To: "Marty Leisner" <leisner AT sdsp DOT mc DOT xerox DOT com>
Cc: djgpp AT sun DOT soe DOT clarkson DOT edu
Subject: Re: O_TEXT/O_BINARY grief
Date: Mon, 20 Jun 94 11:08:36 +0300
From: eliz AT is DOT elta DOT co DOT il

> I've shuffled hundreds of programs over the years this way between
> MS-dog and Unix and I never saw anything bad happen...

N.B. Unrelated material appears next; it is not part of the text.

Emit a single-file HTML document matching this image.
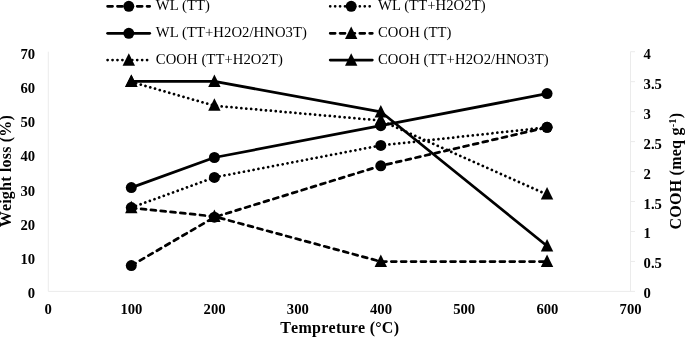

This means you either (1) used fscanf() to read the files, or (2) the default
mode for open() in your compiler is TEXT, or (3) you work with files which
come from Unix unchanged and don't have those extra CRs.  In the latter case
try to edit the file with any DOS-based editor (not Emacs!) and see what
happens.

Btw, I agree that *most of the time* the ``don't care'' approach works, and if
it does, the code should be left alone to facilitate portability and
maintainability.  But watch for programs like GNU Diff which read() the whole
file and then search for Newlines inside the buffer, etc.  Another problem would
be text files which came from DOS-based editors who add ^Z character as the
end-of-file marker.  It is *not* nice, IMHO, for a program to bomb on such files
under the notion of ``get real OS/editor, dude''.  Checking a program for such
gotchas is NOT trivial, and that is what makes a port to DOS a pain in the neck.